The discrepancy highlights the different political requirements of the leaders on each side. A truce is desirable as an end in itself for Sharon, whose popularity has plummeted because of his inability to restore security. But his Palestinian counterparts see little value in a cease-fire for its own sake; its only value to them is as a stepping stone to negotiating Palestinian statehood and Israeli withdrawal from most of the West Bank and Gaza. Sharon needs to show progress on security; Arafat needs to show progress on ending the occupation.
There's nothing new in this standoff over truce terms. The Mitchell Report, on which the current U.S. cease-fire efforts are partly based, noted: "Israeli leaders do not wish to be perceived as 'rewarding violence.' Palestinian leaders do not wish to be perceived as 'rewarding occupation.' Nevertheless, if the cycle of violence is to be broken and the search for peace resumed, there needs to be a new bilateral relationship incorporating both security cooperation and negotiations."
But such consensus is even more elusive now than it was a year ago when the Mitchelll Report landed on President Bush's desk. Sharon is averse to restarting political talks, both because of the current violence and because he has traditionally opposed the Oslo Accord that would serve, according to Mitchell, as the basis for further negotiations.
The Palestinian leadership, for its part, appears less responsive than it was a year ago to a U.S. administration that, in Palestinian eyes, has allied itself substantially with Sharon. Arafat's domestic political standing today may be more dependent on the efforts of the Fatah-linked militias than on any gains won through diplomacy or his relationship with Washington. To close down the intifada now, Arafat and his aides say they require a resumption of political talks. But whereas Sharon has previously made clear that his idea of the final boundaries of a Palestinian state are considerably less than those offered by his predecessor at the Camp David and Taba talks, Arafat may be expecting at least Taba, if not more.
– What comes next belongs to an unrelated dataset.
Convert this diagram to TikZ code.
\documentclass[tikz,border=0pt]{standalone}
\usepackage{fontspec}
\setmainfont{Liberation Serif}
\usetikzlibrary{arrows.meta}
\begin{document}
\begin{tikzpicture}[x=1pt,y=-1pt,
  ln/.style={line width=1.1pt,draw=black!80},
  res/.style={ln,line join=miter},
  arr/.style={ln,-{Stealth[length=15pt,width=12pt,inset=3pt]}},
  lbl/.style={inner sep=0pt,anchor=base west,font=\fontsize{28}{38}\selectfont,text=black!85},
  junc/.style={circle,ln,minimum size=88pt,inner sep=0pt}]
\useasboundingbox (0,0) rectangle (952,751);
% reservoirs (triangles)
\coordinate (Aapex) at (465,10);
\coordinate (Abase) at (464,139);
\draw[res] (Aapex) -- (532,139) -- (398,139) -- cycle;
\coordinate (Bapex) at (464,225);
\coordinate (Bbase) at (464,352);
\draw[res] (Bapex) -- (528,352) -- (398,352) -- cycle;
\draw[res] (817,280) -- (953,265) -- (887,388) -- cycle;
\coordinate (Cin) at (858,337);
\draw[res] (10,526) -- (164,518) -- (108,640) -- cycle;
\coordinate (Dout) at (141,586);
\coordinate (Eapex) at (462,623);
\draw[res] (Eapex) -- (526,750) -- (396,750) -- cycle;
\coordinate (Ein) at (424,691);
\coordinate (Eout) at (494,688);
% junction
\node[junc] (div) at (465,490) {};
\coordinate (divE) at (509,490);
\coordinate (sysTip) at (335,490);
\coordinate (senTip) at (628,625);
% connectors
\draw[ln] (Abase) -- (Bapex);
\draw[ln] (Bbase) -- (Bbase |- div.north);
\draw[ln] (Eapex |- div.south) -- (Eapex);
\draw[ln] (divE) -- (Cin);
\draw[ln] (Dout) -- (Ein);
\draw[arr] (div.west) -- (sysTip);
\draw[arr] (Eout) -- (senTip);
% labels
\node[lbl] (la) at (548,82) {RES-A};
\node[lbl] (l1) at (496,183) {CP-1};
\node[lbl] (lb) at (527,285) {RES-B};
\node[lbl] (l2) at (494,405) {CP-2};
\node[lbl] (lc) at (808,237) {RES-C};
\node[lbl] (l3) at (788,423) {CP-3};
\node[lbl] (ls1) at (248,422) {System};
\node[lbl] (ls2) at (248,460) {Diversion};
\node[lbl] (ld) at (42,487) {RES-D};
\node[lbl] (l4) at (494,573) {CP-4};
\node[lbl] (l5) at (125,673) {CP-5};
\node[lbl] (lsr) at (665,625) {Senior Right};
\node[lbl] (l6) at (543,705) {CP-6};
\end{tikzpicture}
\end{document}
Neither side makes any secret of the fact that they'd rather not be dealing with the leaders on the other side and that's a grim portent for the prospects of the Mitchell proposals, whose starting premise is that "each party again be willing to regard the other as a partner." Instead, Sharon and Arafat have spent the past three months engaged in efforts to remove the other from his seat of power.
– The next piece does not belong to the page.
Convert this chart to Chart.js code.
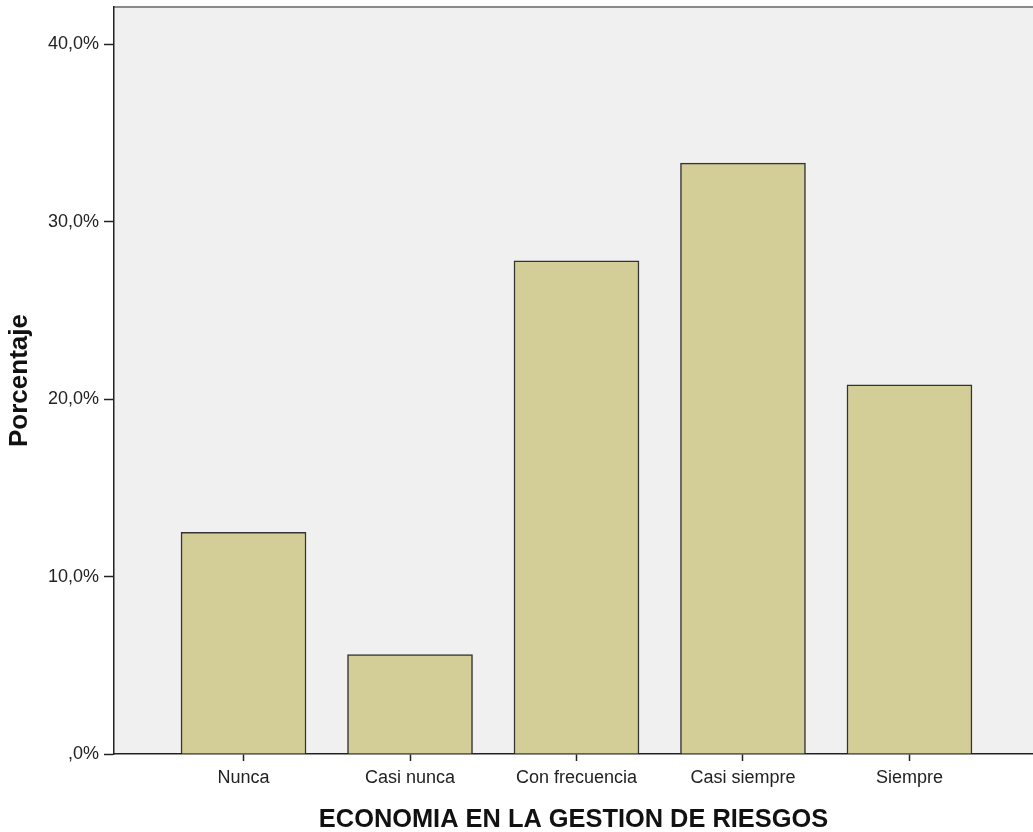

The Palestinians go-slow approach to General Zinni's mission shows just how much they believe time is on their side. They're not stalling as much as dragging their feet and turning away from symbolic carrots dangled by the U.S. and Sharon. Both sides appear to expect the current cease-fire effort to fail, even if it gets off the ground. Neither wants to be blamed for such a failure. But the Palestinian posture suggests confidence that their position will be strengthened and Sharon's weakened by the upsurge in violence that would likely follow a failed truce.